There is nothing quite
like commenting on sweetening agents to generate a response, often quite emotional. A couple of
comments that are suitable for publication are reproduced in the letters
section below. If I say something positive about a sweetener, especially
aspartame, then someone will want to disagree. Let’s be honest, there are far
more negative than positive comments about “artificial sweeteners” on the
internet.
One enduring concern is
that sweeteners cause cancer. This has been refuted by the Cancer Council and the famous Mayo Clinic and others, but maybe they are all working in collusion.

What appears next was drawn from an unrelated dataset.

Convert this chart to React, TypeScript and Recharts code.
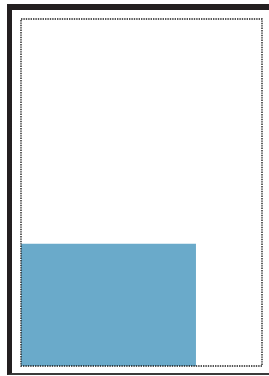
import { Area, AreaChart, ReferenceArea, XAxis, YAxis } from "recharts";

// share along x, value along y (both fractions of the full frame)
const shares = [0, 0.726];
const values = [0.352, 0.352];
const frame = [0, 1];

const data = shares.map((x, i) => ({ x, y: values[i] }));

export default function App() {
  return (
    <div
      style={{
        position: "absolute",
        left: 7,
        top: 4,
        width: 262,
        height: 371,
        boxSizing: "border-box",
        borderLeft: "5px solid #231f20",
        borderTop: "6px solid #231f20",
        borderBottom: "2px solid #3a3a3a",
        background: "#fff",
      }}
    >
      <AreaChart
        width={257}
        height={363}
        data={data}
        margin={{ top: 9, right: 7, bottom: 7, left: 9 }}
      >
        <XAxis dataKey="x" type="number" domain={frame} hide />
        <YAxis type="number" domain={frame} hide />
        <Area
          type="linear"
          dataKey="y"
          stroke="none"
          fill="#6aaaca"
          fillOpacity={1}
          isAnimationActive={false}
        />
        <ReferenceArea
          x1={frame[0]}
          x2={frame[1]}
          y1={frame[0]}
          y2={frame[1]}
          fill="none"
          stroke="#1e1e1e"
          strokeWidth={1.4}
          strokeDasharray="1.4 1"
          ifOverflow="extendDomain"
        />
      </AreaChart>
    </div>
  );
}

500 year old advice still relevant
Last month I attended
the International Union of Nutrition Science conference in Spain. There I met Sir
Andrew Renwick, Professor of Medicine at the University of Southampton, UK who
has spent all his professional life in toxicology. He said that in “the last
46 years in studying sweeteners I have not seen any scientifically reproducible
evidence that any sweeteners cause any harm to humans in the amounts normally
consumed.”
He referred to the
famous quote by Paracelsus (1493-1541) that “all things are poison
… only the dose which makes something a poison”. There are variations on the
translation, but simply put, it is the dose that determines whether something
is good, neutral or bad for you.
Aspartame
He singled out aspartame,
now approved in over 90 countries, stating that it has a larger safety database
that any other food additive. Aspartame is a methylated dipeptide, comprising
two amino acids phenylalanine and aspartic acid. You will remember from biology
that amino acids make up proteins.
Some methanol is
produced when aspartame is consumed, and you will hear people tell you scary
stories about methanol, only because they don’t understand what Paracelsus said
500 years ago. Yes, methanol is produced but only in very small, non-harmful,
amounts. There is more methanol in the same volumes of orange juice, apple
juice and tomato juice than in a soft drink sweetened with aspartame. In fact
there is six times more methanol in tomato juice than a diet drink, but you
don’t hear scary stories about tomato juice, and neither should you because it
is all about dose.
“Nobody listens, no
matter how many authoritative scientific reviews take place. Low-calorie sweeteners are among the most extensively studied of all
food additives. Media stories about “health concerns” usually focus on a single
recent observation and ignore the totality of the database available,” said
Renwick.
Of course, because he
says this, his words are quoted by agencies and companies that have a vested
interest in sweeteners, so then people think that he has become a mouthpiece
for sweeteners and can’t be trusted. That’s the way conspiracy theories work.
One final comment he made was that the Wikipedia entry on the aspartame controversy was “surprising unbiased.”
Natvia
I was asked about Natvia, which is a mix of Stevia and
erythritol. Stevia has been discussed in an earlier blog. It is quite safe.
Erythritol is not often found in foods, although it
comes from a common family of sugar-alcohols, a bit like mannitol and sorbitol often
used for its sweetness, mainly back in the 1980s in confectionery such as gum
and mints. Some of you will remember Blizzard mints with sorbitol. I always
remember them because, when lecturing at a university I mentioned Blizzard
mints as an example of a product with sugar-alcohols. After a few minutes one
quizzical student put up her hand and asked: “Where do you buy “lizard mince”?”
A reminder to me to enunciate better. Yes, it was funny, and no, I don’t think
lizard mince is legal either.
Anyway, erythritol is a sweetener with about
two-thirds the sweetness of sugar. It has passed all the safety and toxicology
tests thrown at it, even at high doses. It is absorbed from the gut and
excreted through the kidneys unchanged. Its sweetness works well in combination
with stevia.
What does it all mean?
If you eat sensibly,
then there is a very good chance that you will eat somewhere between none and
very little intense added sweetener, in which case it shouldn’t alarm you. If
you are consuming two litres of diet soft drink, a litre of diet cordial, 1 kg
of diet yogurt and 10 cups of tea with two tablets of sweetener per cup then
I’m willing bet that your overall diet is pretty crap anyway. My blunt and
unattractive view is that people focus way too much on minor issues of no
consequence, distracting them from doing something useful like giving to
charity, walking the dog and reducing the amount of the most dangerous food
additive known to man. It’s called salt, but who cares?
And yes, I do enjoy a
diet soft drink after a long bike ride (60+ km for me), so don’t think that I
can be trusted to give you a balanced argument on sweeteners!